4. The method of claim 1 wherein the outer shape of the optical fiber is substantially round, hexagonal, elliptical, star, square, or rectangular.

5. The method of claim 1 wherein the fiber is greater than 300 μm in diameter.

6. The method of claim 1 wherein step A comprises scoring in steps.

7. The method of claim 1 wherein step A comprises scoring portions of the circumference of the fiber.

8. A system for cleaving an optical fiber having a first end and a second end, the system comprising: A. a holder configured to hold the fiber first end; B. a rotator configured to effect a circumferential rotation of the fiber relative to a blade in contact with an outer surface of the fiber; and C. a clamp coupled to a tensioner configured to apply tension to the second end of the fiber.

9. The system of claim 8 wherein the rotator is configured to rotate the blade relative to the fiber.

10. The system of claim 8 wherein the rotator is configured to rotate the fiber relative to the blade.

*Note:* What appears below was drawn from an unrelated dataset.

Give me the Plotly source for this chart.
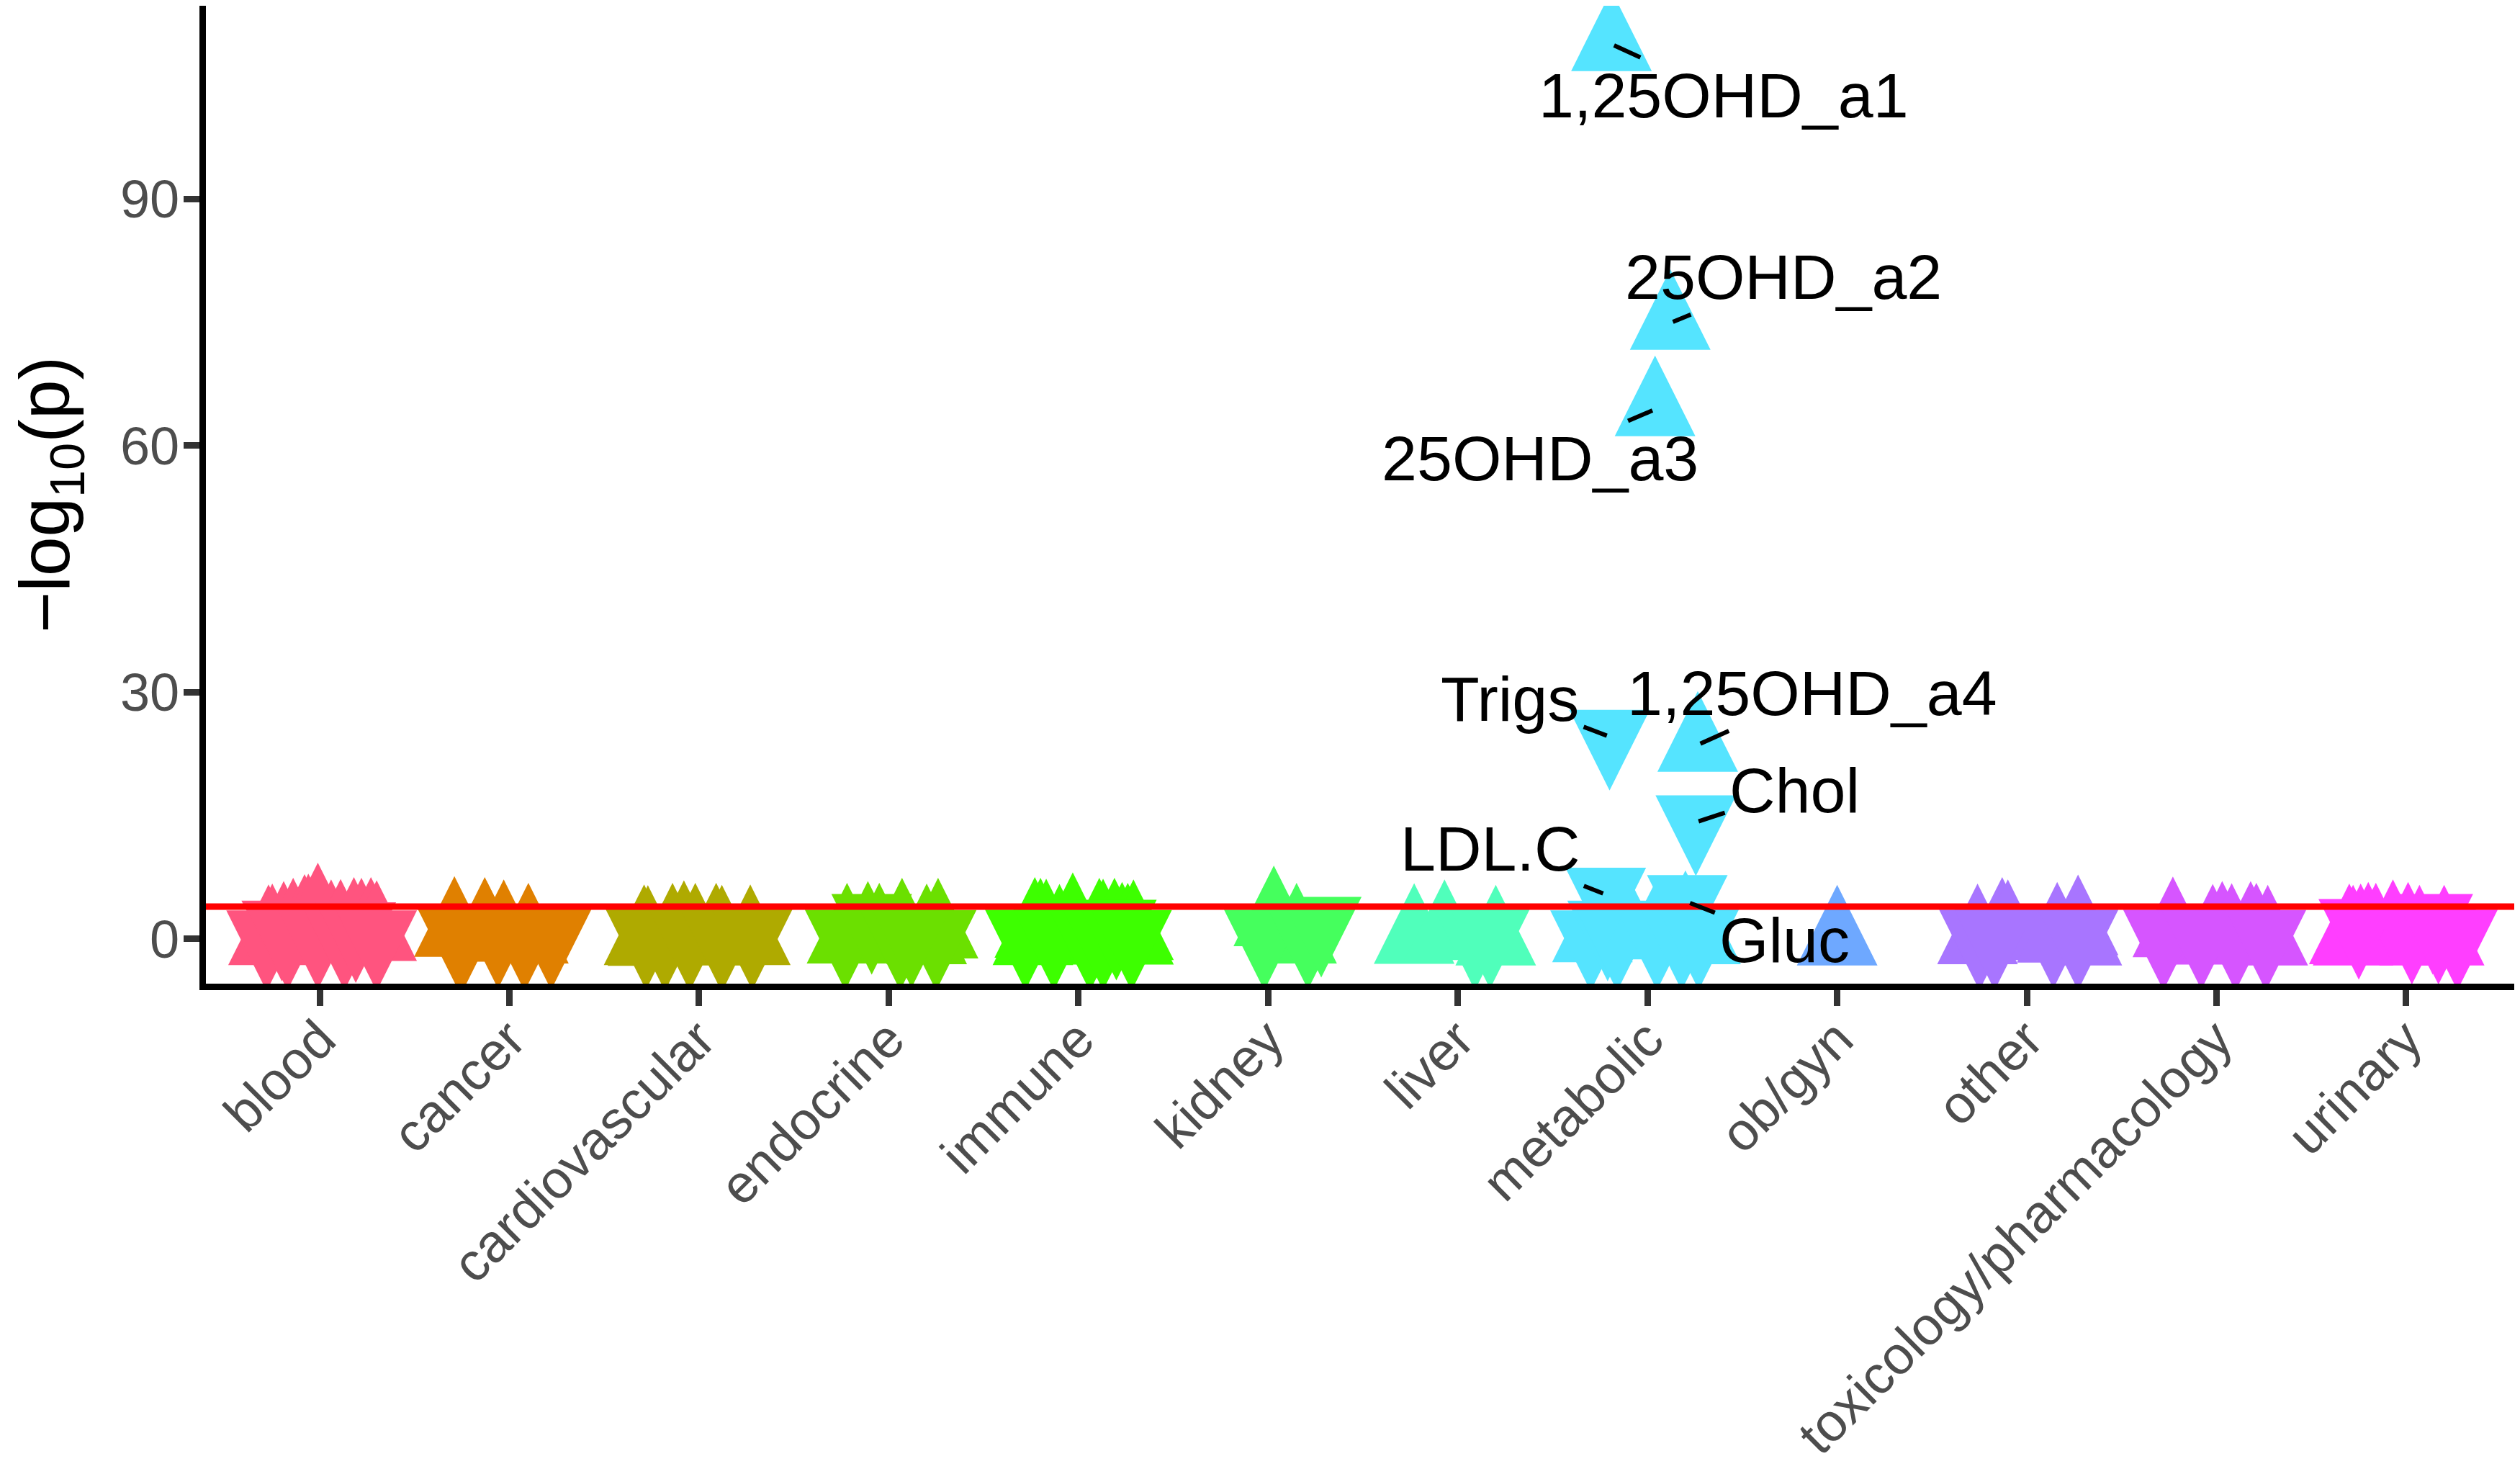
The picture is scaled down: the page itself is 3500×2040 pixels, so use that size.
import plotly.graph_objects as go

categories = ["blood", "cancer", "cardiovascular", "endocrine", "immune", "kidney",
              "liver", "metabolic", "ob/gyn", "other", "toxicology/pharmacology", "urinary"]
cat_colors = ["#FF547F", "#E08000", "#AFAA00", "#6BE000", "#3DFF00", "#45FF5D",
              "#50FFBB", "#55E4FF", "#6EA8FF", "#A875FF", "#D655FF", "#FF3EFF"]

# (jitter, -log10(p), direction of effect: 1 = up, -1 = down)
blood = [(-0.27, 0.1, 1), (-0.25, 0.2, 1), (-0.19, 0.5, 1), (-0.14, 0.9, 1), (-0.08, 1.35, 1),
         (-0.06, 1.4, 1), (-0.01, 2.75, 1), (0.06, 0.7, 1), (0.11, 0.75, 1), (0.18, 1.0, 1),
         (0.22, 0.9, 1), (0.27, 1.0, 1), (0.30, 0.6, 1),
         (-0.28, 0.2, -1), (-0.20, 1.4, -1), (-0.17, 0.3, -1), (-0.01, 0.4, -1), (0.13, 0.3, -1),
         (0.19, 1.2, -1), (0.30, 0.2, -1)]
cancer = [(-0.29, 1.1, 1), (-0.12, 0.5, 1), (-0.03, 0.7, 1), (-0.13, 1.0, 1), (0.10, 0.3, 1),
          (-0.27, 0.35, -1), (-0.24, 0.5, -1), (-0.06, 0.5, -1), (0.08, 0.2, -1), (0.22, 0.35, -1)]
cardio = [(-0.29, 0.1, 1), (-0.27, 0.0, 1), (-0.14, 0.3, 1), (-0.08, 0.6, 1), (-0.02, 0.3, 1),
          (0.09, 0.3, 1), (0.12, 0.05, 1), (0.27, 0.1, 1),
          (-0.28, 0.35, -1), (-0.18, 0.2, -1), (-0.05, 0.2, -1), (0.12, 0.1, -1), (0.28, 0.35, -1)]
endocrine = [(-0.22, 0.3, 1), (-0.11, 0.5, 1), (0.07, 0.9, 1), (0.20, 0.2, 1), (0.26, 0.9, 1),
             (-0.05, 0.3, 1),
             (-0.23, 0.3, -1), (-0.09, 2.2, -1), (0.06, 0.3, -1), (0.25, 0.25, -1), (0.12, 0.6, -1)]
immune = [(-0.23, 1.0, 1), (-0.20, 0.9, 1), (-0.17, 0.8, 1), (-0.10, 0.15, 1), (-0.03, 1.55, 1),
          (0.11, 0.9, 1), (0.13, 0.8, 1), (0.19, 0.9, 1), (0.23, 0.4, 1), (0.26, 0.3, 1),
          (0.29, 0.7, 1), (-0.24, 0.1, 1), (0.29, 0.15, 1),
          (-0.28, 0.3, -1), (-0.13, 0.3, -1), (0.06, 0.2, -1), (0.13, 0.3, -1), (0.20, 1.5, -1),
          (0.28, 0.25, -1)]
kidney = [(0.03, 2.4, 1), (0.15, 0.3, 1),
          (-0.02, 0.3, -1), (0.21, 0.4, -1), (0.28, 1.85, -1)]
liver = [(-0.23, 0.25, 1), (-0.07, 0.7, 1), (0.20, 0.05, 1),
         (0.09, 0.3, -1), (0.17, 0.5, -1)]
metabolic = [(-0.29, 0.45, 1), (-0.10, 1.0, 1), (0.05, 0.8, 1), (0.20, 1.8, 1), (0.28, 0.2, 1),
             (-0.30, 0.2, -1), (-0.21, 1.4, -1), (-0.16, 0.2, -1), (0.05, 0.3, -1), (0.18, 0.3, -1),
             (0.27, 0.35, -1)]
obgyn = [(0.0, 0.05, 1)]
other = [(-0.26, 0.2, 1), (-0.13, 1.0, 1), (-0.10, 0.7, 1), (0.16, 0.4, 1), (0.27, 1.3, 1),
         (0.29, 0.05, 1),
         (-0.25, 0.3, -1), (-0.17, 0.3, -1), (0.14, 0.5, -1), (0.27, 0.3, -1)]
toxicology = [(-0.23, 1.05, 1), (-0.02, 0.15, 1), (0.03, 0.5, 1), (0.08, 0.25, 1), (0.18, 0.5, 1),
              (0.21, 0.3, 1), (0.27, 0.05, 1),
              (-0.28, 0.3, -1), (-0.08, 0.4, -1), (0.10, 0.2, -1), (0.26, 0.25, -1)]
urinary = [(-0.30, 0.2, 1), (-0.24, 0.2, 1), (-0.20, 0.4, 1), (-0.16, 0.3, 1), (-0.07, 0.7, 1),
           (0.01, 0.4, 1), (0.07, 0.05, 1), (0.20, 0.05, 1), (-0.28, 0.05, 1),
           (-0.25, 1.6, -1), (0.14, 2.2, -1), (0.27, 0.3, -1), (0.03, 1.0, -1), (0.17, 1.0, -1)]

points_by_cat = [blood, cancer, cardio, endocrine, immune, kidney,
                 liver, metabolic, obgyn, other, toxicology, urinary]

# labelled metabolic hits: (name, jitter, -log10(p), direction)
hits = [("1,25OHD_a1", -0.19, 108.8, 1), ("25OHD_a2", 0.12, 74.9, 1), ("25OHD_a3", 0.04, 64.4, 1),
        ("Trigs", -0.20, 24.6, -1), ("1,25OHD_a4", 0.265, 23.6, 1), ("Chol", 0.255, 14.2, -1),
        ("LDL.C", -0.22, 5.4, -1), ("Gluc", 0.21, 4.5, -1)]
hit_category = "metabolic"
# where the repelled text sits (x in category units, y in -log10 p)
label_pos = [(8.40, 102.6), (8.715, 80.5), (7.435, 58.4), (7.276, 29.2),
             (8.87, 29.9), (8.775, 18.1), (7.169, 11.0), (8.722, -0.1)]

threshold = 3.94

MSIZE = 112
STANDOFF = MSIZE * 2 / 3  # puts the triangle centroid on the data point

fig = go.Figure()


def add_points(xs, ys, dirs, color):
    for d in (1, -1):
        px = [x for x, dd in zip(xs, dirs) if dd == d]
        py = [y for y, dd in zip(ys, dirs) if dd == d]
        if not px:
            continue
        fig.add_trace(go.Scatter(
            x=px, y=py, mode="markers", hoverinfo="skip",
            marker=dict(symbol="arrow-down", angle=180 if d == 1 else 0,
                        standoff=STANDOFF, size=MSIZE, color=color,
                        line=dict(width=0))))


for i, (cat, pts) in enumerate(zip(categories, points_by_cat)):
    xs = [i + 1 + p[0] for p in pts]
    ys = [p[1] for p in pts]
    ds = [p[2] for p in pts]
    if cat == hit_category:
        xs += [i + 1 + h[1] for h in hits]
        ys += [h[2] for h in hits]
        ds += [h[3] for h in hits]
    add_points(xs, ys, ds, cat_colors[i])

fig.add_hline(y=threshold, line=dict(color="#FF0000", width=9))

hx = categories.index(hit_category) + 1
for (name, jit, val, _), (lx, ly) in zip(hits, label_pos):
    fig.add_annotation(x=hx + jit, y=val, ax=lx, ay=ly, axref="x", ayref="y",
                       text=name, showarrow=True, arrowhead=0, arrowwidth=6,
                       arrowcolor="black", standoff=4, startstandoff=6, borderpad=0,
                       font=dict(size=88, color="black"))

# y axis title
fig.add_annotation(x=-0.0675, y=0.5, xref="paper", yref="paper", showarrow=False,
                   xanchor="center", yanchor="middle",
                   text="\u2212log<sub>10</sub>(p)", textangle=-90,
                   font=dict(size=98, color="black"))

axis_style = dict(showline=True, linecolor="black", linewidth=9, showgrid=False, zeroline=False,
                  ticks="outside", ticklen=22, tickwidth=9, tickcolor="#333333",
                  tickfont=dict(size=74, color="#4D4D4D"))

fig.update_xaxes(range=[0.4, 12.6], tickvals=list(range(1, 13)), ticktext=categories,
                 tickangle=-45, ticklabelstandoff=-27, **axis_style)
fig.update_yaxes(range=[-5.43, 113.47], tickvals=[0, 30, 60, 90], ticklabelstandoff=-9,
                 **axis_style)

fig.update_layout(width=3500, height=2040, showlegend=False,
                  margin=dict(l=278, r=8, t=0, b=682),
                  plot_bgcolor="white", paper_bgcolor="white",
                  font=dict(family="Liberation Sans, Arial, sans-serif"))

fig.write_html("out.html", config={"displayModeBar": False})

11. The system of claim 8 wherein the outer shape of the optical fiber is substantially round, hexagonal, elliptical, star, square, or rectangular.

12. The system of claim 8 wherein the fiber is greater than 300 μm in diameter.

13. The system of claim 8 wherein the rotator is configured to score in steps.

14. The system of claim 8 wherein the rotator is configured to score portions of the circumference of the fiber.

15. The system of claim 8 further comprising: D. a controller configured to selectively control at least one of the rotator, blade or tensioner.

16. A system for cleaving an optical fiber having a first end and a second end, the system comprising: A. a scoring means for circumferentially scoring the outer surface of the optical fiber with at least one blade; and B. a tension means for applying tension to at least the first end or the second end of the optical fiber until the optical fiber cleaves.

17. The system of claim 16 wherein the means of part A comprises means for rotating the at least one blade relative to the fiber.

18. The system of claim 16 wherein the means of part A comprises means for rotating the fiber relative to the at least one blade.

19. The system of claim 16 wherein the outer shape of the optical fiber is substantially round, hexagonal, elliptical, star, square, or rectangular.

20. The system of claim 16 wherein the fiber is greater than 300 μm in diameter.

21. The system of claim 16 further comprising a controller means for selectively controlling the scoring means and the tension means.

22. The system of claim 16 wherein the scoring means comprises means for scoring the fiber in steps.

23. The system of claim 16 wherein the rotator is configured to score portions of the circumference of the fiber.

24. Computer readable media embodying a program of instructions executable by a processor to perform a method of cleaving an optical fiber with a blade and a tensioner, the optical fiber having a first end and a second end, the method comprising: A. circumferentially scoring the outer surface of the optical fiber with the blade; and B. applying tension with the tensioner to at least the first end or the second end of the optical fiber until the optical fiber cleaves.